1. A Participant may elect to receive in a single partial cash payment an amount equal to the present value equivalent of 51% of the monthly pension benefit that otherwise would be payable over the Participant’s expected lifetime. The amount shall be calculated using the factors set forth in Paragraph 4., below, applied in a uniform and consistent manner. * * *

2. A married Participant applying for a 51% partial cash payment must present a written consent by his spouse to this form of benefit with such consent notarized.

* * * * * * *

4. a. With respect to payments made on and after January 1, 2002, the payment shall be computed on the basis of the following factors:

(1) the 1983 Group Annuity Mortality Table, using a blend of 50 percent male and 50 percent female described in Rev. Rul. 95-6 (1995-1 C.B. 80) (or such other mortality table as may be prescribed by the Treasury Secretary pursuant to its authority under Code section 417(e)(3)) * * *; and

(2) the annual interest rate on 30-year Treasury securities as specified by the Commissioner of the Internal Revenue Service for the second calendar month prior to the calendar quarter that contains the benefit payment date (or such other rate as the Secretary of the Treasury may prescribe by regulation under section 417(e) of the Code) * * * - 6 -

which rate shall remain stable for the entire calendar quarter.

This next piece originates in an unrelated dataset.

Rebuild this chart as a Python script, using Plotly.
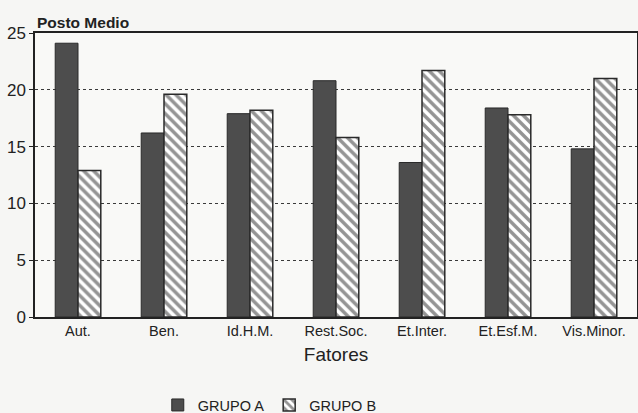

b. With respect to payments made prior to January 1, 2002, the payment shall be computed on the basis of the actuarial life expectancy tables (1983 Group Annuity Mortality Table, using a blend of 50 percent male and 50 percent female factors described in Rev. Rul. 95-6 * * *) (or such other mortality table as may be prescribed by the Treasury Secretary pursuant to its authority under Code section 417(e)(3)), and PBGC interest rates to determine immediate annuity rates applicable on the first business day of the first month in the calendar quarter of payment. Notwithstanding the foregoing, with respect to payments made on or after January 1, 2000 and prior to January 1, 2002, the payment shall be computed on the basis of the assumptions set forth in Article VII.D.4a.